One of these, unfortunately, is the peculiar “Postscript”
at the end of the commendatory verses in which Moseley mentions a few things he
forgot to write into his preface (that the work of printing the verses was
divided among several printers, that Beaumont and Fletcher rarely wrote the
prologues and epilogues to their own plays, and similar bibliographic details).

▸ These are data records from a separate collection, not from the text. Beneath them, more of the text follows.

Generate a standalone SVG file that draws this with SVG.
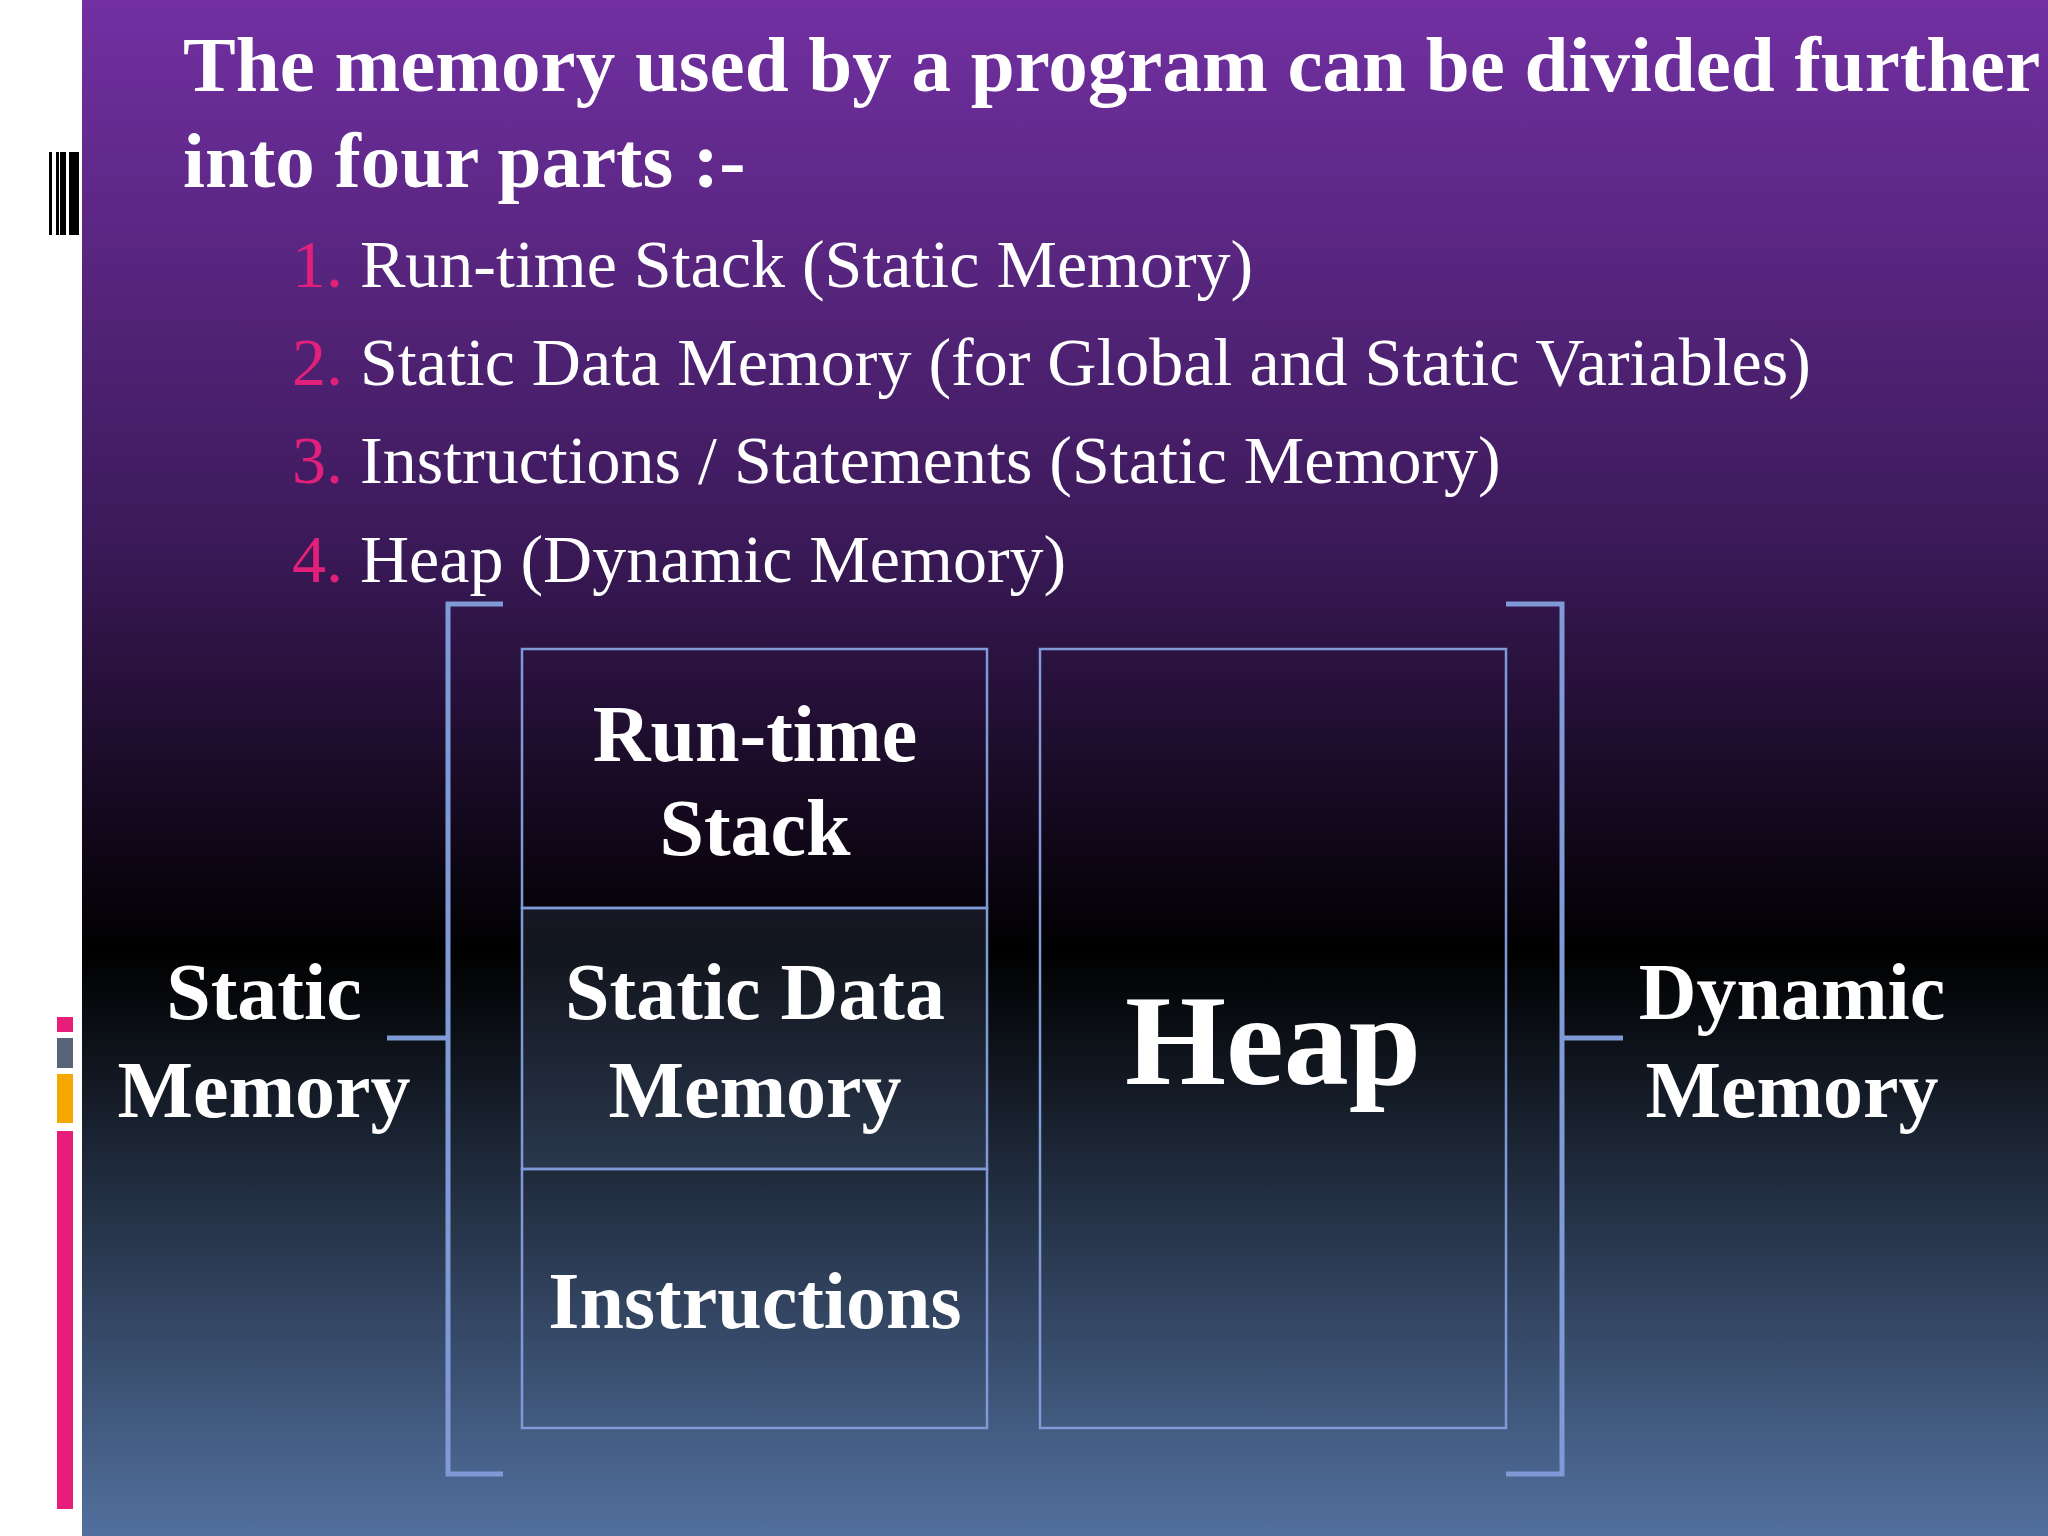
<svg xmlns="http://www.w3.org/2000/svg" width="2048" height="1536" viewBox="0 0 2048 1536">
<defs>
<linearGradient id="bg" x1="0" y1="0" x2="0" y2="1">
<stop offset="0" stop-color="#7230a2"/>
<stop offset="0.35" stop-color="#3c1a5a"/>
<stop offset="0.62" stop-color="#000000"/>
<stop offset="1" stop-color="#52709e"/>
</linearGradient>
<style>
.t{font-family:"Liberation Serif",serif;fill:#fff}
.b{font-weight:bold}
.n{fill:#e0207a}
.ln{stroke:#7f9ad6;stroke-width:5;fill:none}
.box{stroke:#7f9ad6;stroke-width:2.5;fill:none}
.lbl{font-family:"Liberation Serif",serif;font-weight:bold;fill:#fff;font-size:80px;text-anchor:middle}
</style>
</defs>
<rect width="2048" height="1536" fill="#fff"/>
<rect x="82" y="0" width="1966" height="1536" fill="url(#bg)"/>
<g id="barcode" fill="#000">
<rect x="49" y="152" width="3" height="83"/><rect x="56" y="152" width="3" height="83"/><rect x="60" y="152" width="6" height="83"/><rect x="69" y="152" width="10" height="83"/>
</g>
<g id="sidebars">
<rect x="57" y="1017" width="16" height="15" fill="#e91e7a"/>
<rect x="57" y="1038" width="16" height="30" fill="#5a6478"/>
<rect x="57" y="1074" width="16" height="49" fill="#f5a800"/>
<rect x="57" y="1131" width="16" height="378" fill="#e91e7a"/>
</g>
<g id="title" class="t b" font-size="79">
<text x="183" y="91">The memory used by a program can be divided further</text>
<text x="183" y="187">into four parts :-</text>
</g>
<g id="list" class="t" font-size="68">
<text x="292" y="287"><tspan class="n">1.</tspan> Run-time Stack (Static Memory)</text>
<text x="292" y="385"><tspan class="n">2.</tspan> Static Data Memory (for Global and Static Variables)</text>
<text x="292" y="483"><tspan class="n">3.</tspan> Instructions / Statements (Static Memory)</text>
<text x="292" y="582"><tspan class="n">4.</tspan> Heap (Dynamic Memory)</text>
</g>
<g id="connectors">
<path class="ln" d="M503,604 H448 V1474 H503"/>
<path class="ln" d="M1506,604 H1562 V1474 H1506"/>
<path class="ln" d="M387,1038 H448"/>
<path class="ln" d="M1562,1038 H1623"/>
</g>
<g id="stack"><rect class="box" x="522" y="649" width="465" height="259"/><text class="lbl" x="755" y="761">Run-time</text><text class="lbl" x="755" y="855">Stack</text></g>
<g id="static-data"><rect class="box" x="522" y="908" width="465" height="261" style="fill:rgba(90,110,150,0.2)"/><text class="lbl" x="755" y="1019">Static Data</text><text class="lbl" x="755" y="1117">Memory</text></g>
<g id="instructions"><rect class="box" x="522" y="1169" width="465" height="259"/><text class="lbl" x="755" y="1328">Instructions</text></g>
<g id="heap"><rect class="box" x="1040" y="649" width="466" height="779"/><text class="lbl" x="1273" y="1084" style="font-size:130px">Heap</text></g>
<g id="static-memory"><text class="lbl" x="264" y="1019">Static</text><text class="lbl" x="264" y="1117">Memory</text></g>
<g id="dynamic-memory"><text class="lbl" x="1792" y="1019">Dynamic</text><text class="lbl" x="1792" y="1117">Memory</text></g>
</svg>
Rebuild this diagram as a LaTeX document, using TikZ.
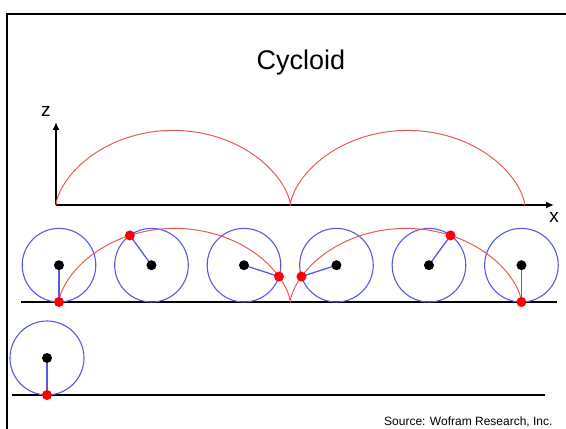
\documentclass[tikz,border=0pt]{standalone}
\usepackage{fontspec}
\setmainfont{Liberation Sans}
\usetikzlibrary{arrows.meta}
\definecolor{wheelblue}{RGB}{90,90,225}
\definecolor{curvered}{RGB}{232,90,90}

\begin{document}
\begin{tikzpicture}[
  x=1pt, y=1pt,
  axis/.style={-{Latex[length=8pt,width=7pt]}, line width=2pt},
  ground/.style={line width=1.2pt},
  wheel/.style={draw=wheelblue, line width=1.1pt},
  spoke/.style={wheelblue, line width=1.3pt},
  trace/.style={curvered, line width=1pt},
  hub/.style={circle, fill=black, inner sep=0pt, minimum size=10pt},
  tracer/.style={circle, fill=red, inner sep=0pt, minimum size=10pt}
]
\useasboundingbox (0,0) rectangle (566,429);
\draw[line width=2pt] (7,0) -- (7,415) -- (566,415);
\node[anchor=base, font=\fontsize{27}{30}\selectfont] (title) at (301,359) {Cycloid};

% upper plot
\coordinate (origin) at (56,224);
\coordinate (ztip) at (56,307);
\coordinate (xtip) at (554,224);
\draw[axis] (origin) -- (ztip);
\draw[axis] (origin) -- (xtip);
\node[anchor=base, font=\fontsize{19}{20}\selectfont] (zlabel) at (46,312) {z};
\node[anchor=base, font=\fontsize{19}{20}\selectfont] (xlabel) at (554,206) {x};
\draw[trace] plot[domain=0:4*pi, samples=200, variable=\u]
  ({56+37.3*(\u-sin(\u r))}, {224+37.3*(1-cos(\u r))});

% rolling wheels
\draw[ground] (21,127) -- (557,127);
\foreach \k in {0,...,5} {
  \pgfmathsetmacro{\ang}{0.8*pi*\k}
  \coordinate (c\k) at ({59+36.8*\ang}, 163.8);
  \coordinate (p\k) at ({59+36.8*(\ang-sin(\ang r))}, {127+36.8*(1-cos(\ang r))});
  \draw[wheel] (c\k) circle[radius=36.8];
}
\draw[trace] plot[domain=0:4*pi, samples=200, variable=\u]
  ({59+36.8*(\u-sin(\u r))}, {127+36.8*(1-cos(\u r))});
\foreach \k in {0,...,5} {
  \draw[spoke] (c\k) -- (p\k);
  \node[hub] (hub\k) at (c\k) {};
  \node[tracer] (pt\k) at (p\k) {};
}

% single wheel
\draw[ground] (12,34) -- (545,34);
\coordinate (c6) at (47,71);
\coordinate (p6) at (47,34);
\draw[wheel] (c6) circle[radius=37];
\draw[spoke] (c6) -- (p6);
\node[hub] (hub6) at (c6) {};
\node[tracer] (pt6) at (p6) {};

\node[anchor=base east, font=\fontsize{12}{14}\selectfont] (source) at (556,3) {Source: Wofram Research, Inc.};
\end{tikzpicture}
\end{document}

The verso of the damaged page is the “Catalogue”, or table of contents, and so
that too is missing a large portion of text.

The binding is
exquisite late eighteenth century gilded green leather that is still, but for a
few chips and bumps and some pulling at the top of the spine, in good
condition. The page edges have been gilded all around and the book overall
measures a substantial 22cm wide x 32cm tall x 6.5cm deep. While there is no
substantive marginalia, my copy has clearly seen use by several readers, as
evidenced by slight markings throughout (pencil lines and crosses in the margin
and underlining, some faint inked crosses in the margins, and so forth). Inside
the front cover is the bookplate of Fairfax of Cameron, a Scottish peerage
since 1627; the Fairfax family owned property in Virginia and Maryland into the
twentieth century, so perhaps that is how this particular copy of this
beautiful, historically important, literary treasure came to be in the New
World and, ultimately, in Tarquin Tar’s Bookcase.